Queer Kernow: The people from Cornwall's history you might not have heard of

  • Watch Charlotte Gay's report

A community group has been set up to show how LGBTQ+ people have lived and worked in Cornwall throughout history.

Queer Kernow has mapped out previously hidden or overlooked stories to show the legacy of queer history in Cornwall.

Co-Director Sophie Meyer says it is important they show these stories in rural communities.

"A lot of LGBTQ history is focus on the big cities, London, Manchester, Bristol, and I really found the community down here has been open to learning about rural lives and what happened in my local area."

Queer Kernow directors Sophie Meyer and Nicki Foley.

Cornwall is always talked about for its beautiful landscapes and traditional ways of life, but Queer Kernow's other director Nicki Foley says they are hoping to educate people about other ways of life that have always been around.

She said: "It's just kind of like trying to educate people in normalising that there has always been an LGBT community even if it's in different aspects of history but they've always been around."

Photo of Daphne du Maurier at the museum at Jamaica Inn, Bodmin. Credit: Jamaica Inn

Daphne Du Maurier (1907-1989)

Du Maurier is a well-known and loved novelist who lived in Fowey and wrote stories inspired by the Cornish landscape but what is not discussed is her personal relationships with other women.

Sophie at Queer Kernow says letters unearthed after her death have revealed Du Maurier grappled with her sexual identity often referring in her letters to her heterosexual encounters as ‘Cairo’ and to homosexual encounters as ‘Venice’.

The only Daphne Du Maurier museum in the world is based at Jamaica Inn on Bodmin Moor but its owner says her sexuality is never brought up by their visitors.

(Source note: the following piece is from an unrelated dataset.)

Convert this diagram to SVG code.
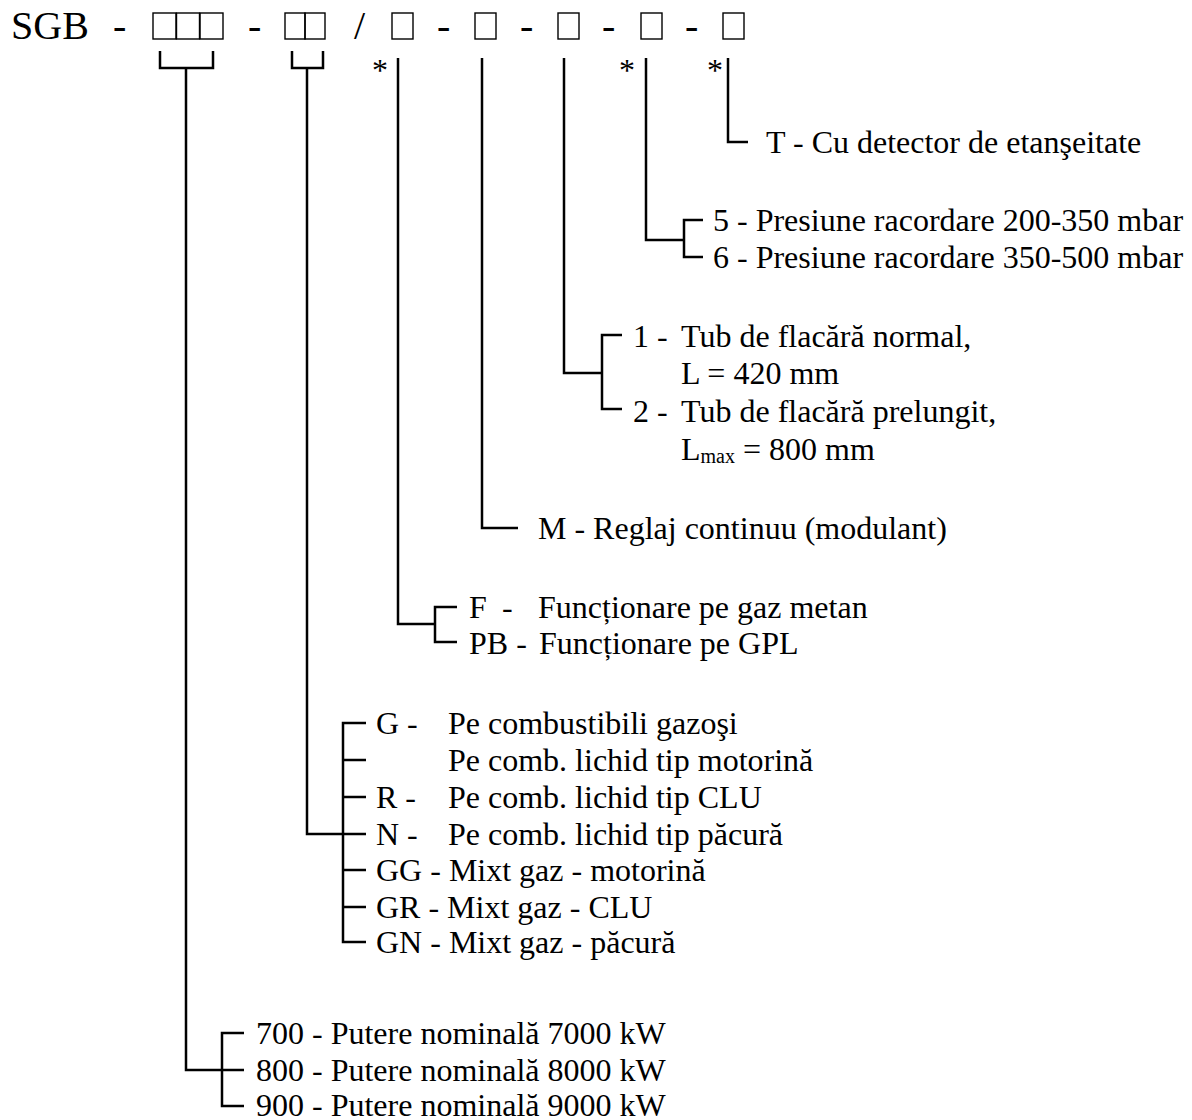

Allen Jackson said: "It isn't discussed. I've spoken to one person in particular who has been on the door of the museum for maybe as long as two years and he says the subject has never come up - and that in itself is interesting."

Photo taken of Marlow Moss in 1937 outside the village of Lamorna. Credit: Tate St Ives

Marlow Moss (1889-1958)

Moss changed her name from Majorie to Marlow in her twenties and subverted other gender norms by styling herself and her art in traditionally masculine ways.

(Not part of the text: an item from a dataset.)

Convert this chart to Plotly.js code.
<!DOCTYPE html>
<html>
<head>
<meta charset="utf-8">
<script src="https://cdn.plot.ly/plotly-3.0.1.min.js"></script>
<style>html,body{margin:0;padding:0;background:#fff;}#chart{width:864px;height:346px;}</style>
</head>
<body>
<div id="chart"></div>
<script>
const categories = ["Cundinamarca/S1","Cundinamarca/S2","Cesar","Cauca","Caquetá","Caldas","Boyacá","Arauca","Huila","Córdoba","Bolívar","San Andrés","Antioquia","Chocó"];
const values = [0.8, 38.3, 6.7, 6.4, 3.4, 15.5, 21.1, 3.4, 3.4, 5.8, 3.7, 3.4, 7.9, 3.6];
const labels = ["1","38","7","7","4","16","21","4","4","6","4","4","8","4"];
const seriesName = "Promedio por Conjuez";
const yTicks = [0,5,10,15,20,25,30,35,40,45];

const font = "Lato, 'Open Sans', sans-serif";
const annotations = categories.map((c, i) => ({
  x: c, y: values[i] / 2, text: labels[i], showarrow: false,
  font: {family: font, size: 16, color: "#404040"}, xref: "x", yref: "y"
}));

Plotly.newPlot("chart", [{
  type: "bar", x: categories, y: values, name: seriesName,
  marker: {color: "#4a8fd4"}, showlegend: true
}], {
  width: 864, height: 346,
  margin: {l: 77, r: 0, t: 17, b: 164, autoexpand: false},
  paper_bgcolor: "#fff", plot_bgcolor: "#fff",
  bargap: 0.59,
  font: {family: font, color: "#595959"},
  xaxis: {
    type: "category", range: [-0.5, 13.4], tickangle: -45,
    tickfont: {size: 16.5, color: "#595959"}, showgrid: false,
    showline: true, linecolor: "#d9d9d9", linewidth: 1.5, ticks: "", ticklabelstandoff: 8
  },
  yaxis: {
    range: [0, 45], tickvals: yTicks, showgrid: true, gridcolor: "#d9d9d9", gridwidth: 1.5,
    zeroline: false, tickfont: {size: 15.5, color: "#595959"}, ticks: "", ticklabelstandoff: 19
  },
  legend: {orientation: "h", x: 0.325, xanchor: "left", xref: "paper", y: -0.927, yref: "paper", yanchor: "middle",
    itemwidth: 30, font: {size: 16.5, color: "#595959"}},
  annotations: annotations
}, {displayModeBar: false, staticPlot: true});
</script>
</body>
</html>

She lived in with her life partner Netty Nijoff in Lamorna near Penzance for 17 years until her death in 1958.

Sally Noall, Interpretation Curator at Tate St Ives, says people who have researched her life say she was quite likely to have dropped the she/her pronouns and lived as non-binary.

"In all of Moss' letter she signed herself as Marlow or Marlow Moss and we also have some records of her partner Netty Nijoff talking about Moss as 'she'. So we certainly know Moss didn't present herself as a male but I do wonder given the era she lived in whether she may have preferred a pronoun of they if."

Piers Gaveston, 1st Earl of Cornwall (c.1284 – 1312)

King Edward II gave the first earldom of Cornwall to his favourite Piers Gaveston and some historians reading Medieval texts believe the pair were lovers.

Homosexuality was not illegal in this era of the middle ages but it is understood the favourism that was given to Gaveston caused much jealously among the earls of the time which ultimately lead to Gaveston’s beheading in 1312.

Modern historians have been divided over the subject. Some argue that the evidence for a same-sex relationship is indisputable, while others claim that Gaveston and the King were adoptive brothers.